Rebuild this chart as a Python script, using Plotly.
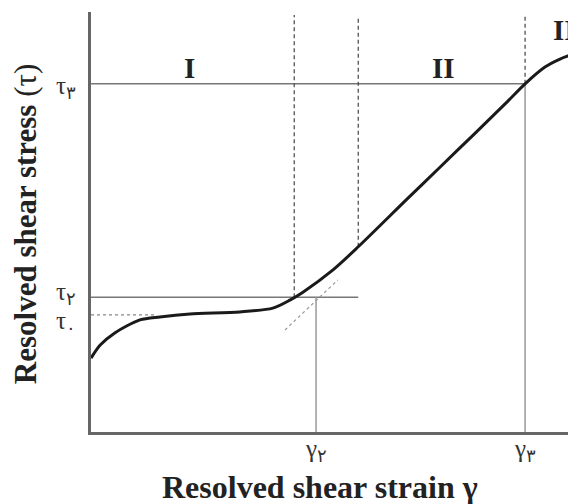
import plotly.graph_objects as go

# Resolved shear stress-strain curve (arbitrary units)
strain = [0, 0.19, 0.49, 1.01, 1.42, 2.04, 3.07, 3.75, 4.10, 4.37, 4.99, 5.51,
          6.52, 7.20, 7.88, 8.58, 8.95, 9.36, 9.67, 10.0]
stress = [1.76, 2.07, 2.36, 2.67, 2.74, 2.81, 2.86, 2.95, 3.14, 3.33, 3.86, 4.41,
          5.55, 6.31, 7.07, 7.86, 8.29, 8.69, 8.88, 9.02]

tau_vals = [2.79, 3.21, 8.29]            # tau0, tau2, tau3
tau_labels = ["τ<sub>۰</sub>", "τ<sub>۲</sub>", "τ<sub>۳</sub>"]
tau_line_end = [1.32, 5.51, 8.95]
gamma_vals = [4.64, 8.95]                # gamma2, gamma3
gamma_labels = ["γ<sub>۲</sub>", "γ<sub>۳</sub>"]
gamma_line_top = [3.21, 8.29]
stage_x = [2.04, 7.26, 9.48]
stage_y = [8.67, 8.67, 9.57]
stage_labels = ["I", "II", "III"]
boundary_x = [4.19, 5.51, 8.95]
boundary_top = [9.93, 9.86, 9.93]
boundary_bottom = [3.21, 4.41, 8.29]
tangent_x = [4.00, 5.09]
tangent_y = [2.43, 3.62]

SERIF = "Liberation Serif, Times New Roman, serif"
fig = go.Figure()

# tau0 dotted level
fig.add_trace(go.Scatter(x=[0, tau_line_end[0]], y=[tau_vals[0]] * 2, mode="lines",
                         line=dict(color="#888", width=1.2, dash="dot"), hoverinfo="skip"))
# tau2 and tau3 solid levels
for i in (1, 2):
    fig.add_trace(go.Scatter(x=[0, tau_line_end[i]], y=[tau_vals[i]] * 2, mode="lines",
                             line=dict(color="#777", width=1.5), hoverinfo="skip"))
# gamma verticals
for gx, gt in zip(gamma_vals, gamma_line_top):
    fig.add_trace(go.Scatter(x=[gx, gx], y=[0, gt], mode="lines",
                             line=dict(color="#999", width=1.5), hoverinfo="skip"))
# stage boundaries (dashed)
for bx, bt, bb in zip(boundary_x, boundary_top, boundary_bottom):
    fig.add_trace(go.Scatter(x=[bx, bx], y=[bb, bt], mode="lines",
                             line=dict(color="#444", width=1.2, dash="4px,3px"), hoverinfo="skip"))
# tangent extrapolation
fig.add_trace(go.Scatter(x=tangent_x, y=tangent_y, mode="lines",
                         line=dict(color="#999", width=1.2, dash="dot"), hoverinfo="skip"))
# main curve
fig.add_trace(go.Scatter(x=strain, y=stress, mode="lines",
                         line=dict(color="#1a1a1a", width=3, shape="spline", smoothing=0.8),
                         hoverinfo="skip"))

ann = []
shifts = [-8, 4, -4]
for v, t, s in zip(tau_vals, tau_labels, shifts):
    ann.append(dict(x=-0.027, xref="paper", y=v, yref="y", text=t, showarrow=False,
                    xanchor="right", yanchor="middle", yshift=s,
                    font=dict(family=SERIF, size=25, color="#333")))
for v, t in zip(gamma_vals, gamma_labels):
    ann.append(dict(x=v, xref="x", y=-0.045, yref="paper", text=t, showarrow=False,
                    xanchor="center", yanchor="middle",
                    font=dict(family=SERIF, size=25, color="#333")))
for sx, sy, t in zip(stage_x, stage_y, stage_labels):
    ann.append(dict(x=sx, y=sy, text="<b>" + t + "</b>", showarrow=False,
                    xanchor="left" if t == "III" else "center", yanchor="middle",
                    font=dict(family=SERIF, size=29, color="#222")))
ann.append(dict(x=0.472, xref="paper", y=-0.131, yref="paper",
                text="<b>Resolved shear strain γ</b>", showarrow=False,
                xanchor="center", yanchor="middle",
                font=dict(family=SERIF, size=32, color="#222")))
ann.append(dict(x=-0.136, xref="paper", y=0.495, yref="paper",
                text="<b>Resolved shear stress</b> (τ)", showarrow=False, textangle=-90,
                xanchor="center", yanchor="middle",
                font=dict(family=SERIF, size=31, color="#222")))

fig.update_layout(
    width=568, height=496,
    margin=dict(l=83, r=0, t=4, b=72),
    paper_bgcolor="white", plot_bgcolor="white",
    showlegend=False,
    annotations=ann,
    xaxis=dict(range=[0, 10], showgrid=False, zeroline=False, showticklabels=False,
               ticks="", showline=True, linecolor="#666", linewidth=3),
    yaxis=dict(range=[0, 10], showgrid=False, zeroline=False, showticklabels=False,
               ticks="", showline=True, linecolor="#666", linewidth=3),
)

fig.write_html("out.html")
______________________________
▶ _Task brief_
Quote the full listing above word for word; exclude every picture from the copy.

▶ _Task output_
Rebuild this chart as a Python script, using Plotly.
import plotly.graph_objects as go

# Resolved shear stress-strain curve (arbitrary units)
strain = [0, 0.19, 0.49, 1.01, 1.42, 2.04, 3.07, 3.75, 4.10, 4.37, 4.99, 5.51,
          6.52, 7.20, 7.88, 8.58, 8.95, 9.36, 9.67, 10.0]
stress = [1.76, 2.07, 2.36, 2.67, 2.74, 2.81, 2.86, 2.95, 3.14, 3.33, 3.86, 4.41,
          5.55, 6.31, 7.07, 7.86, 8.29, 8.69, 8.88, 9.02]

tau_vals = [2.79, 3.21, 8.29]            # tau0, tau2, tau3
tau_labels = ["τ<sub>۰</sub>", "τ<sub>۲</sub>", "τ<sub>۳</sub>"]
tau_line_end = [1.32, 5.51, 8.95]
gamma_vals = [4.64, 8.95]                # gamma2, gamma3
gamma_labels = ["γ<sub>۲</sub>", "γ<sub>۳</sub>"]
gamma_line_top = [3.21, 8.29]
stage_x = [2.04, 7.26, 9.48]
stage_y = [8.67, 8.67, 9.57]
stage_labels = ["I", "II", "III"]
boundary_x = [4.19, 5.51, 8.95]
boundary_top = [9.93, 9.86, 9.93]
boundary_bottom = [3.21, 4.41, 8.29]
tangent_x = [4.00, 5.09]
tangent_y = [2.43, 3.62]

SERIF = "Liberation Serif, Times New Roman, serif"
fig = go.Figure()

# tau0 dotted level
fig.add_trace(go.Scatter(x=[0, tau_line_end[0]], y=[tau_vals[0]] * 2, mode="lines",
                         line=dict(color="#888", width=1.2, dash="dot"), hoverinfo="skip"))
# tau2 and tau3 solid levels
for i in (1, 2):
    fig.add_trace(go.Scatter(x=[0, tau_line_end[i]], y=[tau_vals[i]] * 2, mode="lines",
                             line=dict(color="#777", width=1.5), hoverinfo="skip"))
# gamma verticals
for gx, gt in zip(gamma_vals, gamma_line_top):
    fig.add_trace(go.Scatter(x=[gx, gx], y=[0, gt], mode="lines",
                             line=dict(color="#999", width=1.5), hoverinfo="skip"))
# stage boundaries (dashed)
for bx, bt, bb in zip(boundary_x, boundary_top, boundary_bottom):
    fig.add_trace(go.Scatter(x=[bx, bx], y=[bb, bt], mode="lines",
                             line=dict(color="#444", width=1.2, dash="4px,3px"), hoverinfo="skip"))
# tangent extrapolation
fig.add_trace(go.Scatter(x=tangent_x, y=tangent_y, mode="lines",
                         line=dict(color="#999", width=1.2, dash="dot"), hoverinfo="skip"))
# main curve
fig.add_trace(go.Scatter(x=strain, y=stress, mode="lines",
                         line=dict(color="#1a1a1a", width=3, shape="spline", smoothing=0.8),
                         hoverinfo="skip"))

ann = []
shifts = [-8, 4, -4]
for v, t, s in zip(tau_vals, tau_labels, shifts):
    ann.append(dict(x=-0.027, xref="paper", y=v, yref="y", text=t, showarrow=False,
                    xanchor="right", yanchor="middle", yshift=s,
                    font=dict(family=SERIF, size=25, color="#333")))
for v, t in zip(gamma_vals, gamma_labels):
    ann.append(dict(x=v, xref="x", y=-0.045, yref="paper", text=t, showarrow=False,
                    xanchor="center", yanchor="middle",
                    font=dict(family=SERIF, size=25, color="#333")))
for sx, sy, t in zip(stage_x, stage_y, stage_labels):
    ann.append(dict(x=sx, y=sy, text="<b>" + t + "</b>", showarrow=False,
                    xanchor="left" if t == "III" else "center", yanchor="middle",
                    font=dict(family=SERIF, size=29, color="#222")))
ann.append(dict(x=0.472, xref="paper", y=-0.131, yref="paper",
                text="<b>Resolved shear strain γ</b>", showarrow=False,
                xanchor="center", yanchor="middle",
                font=dict(family=SERIF, size=32, color="#222")))
ann.append(dict(x=-0.136, xref="paper", y=0.495, yref="paper",
                text="<b>Resolved shear stress</b> (τ)", showarrow=False, textangle=-90,
                xanchor="center", yanchor="middle",
                font=dict(family=SERIF, size=31, color="#222")))

fig.update_layout(
    width=568, height=496,
    margin=dict(l=83, r=0, t=4, b=72),
    paper_bgcolor="white", plot_bgcolor="white",
    showlegend=False,
    annotations=ann,
    xaxis=dict(range=[0, 10], showgrid=False, zeroline=False, showticklabels=False,
               ticks="", showline=True, linecolor="#666", linewidth=3),
    yaxis=dict(range=[0, 10], showgrid=False, zeroline=False, showticklabels=False,
               ticks="", showline=True, linecolor="#666", linewidth=3),
)

fig.write_html("out.html")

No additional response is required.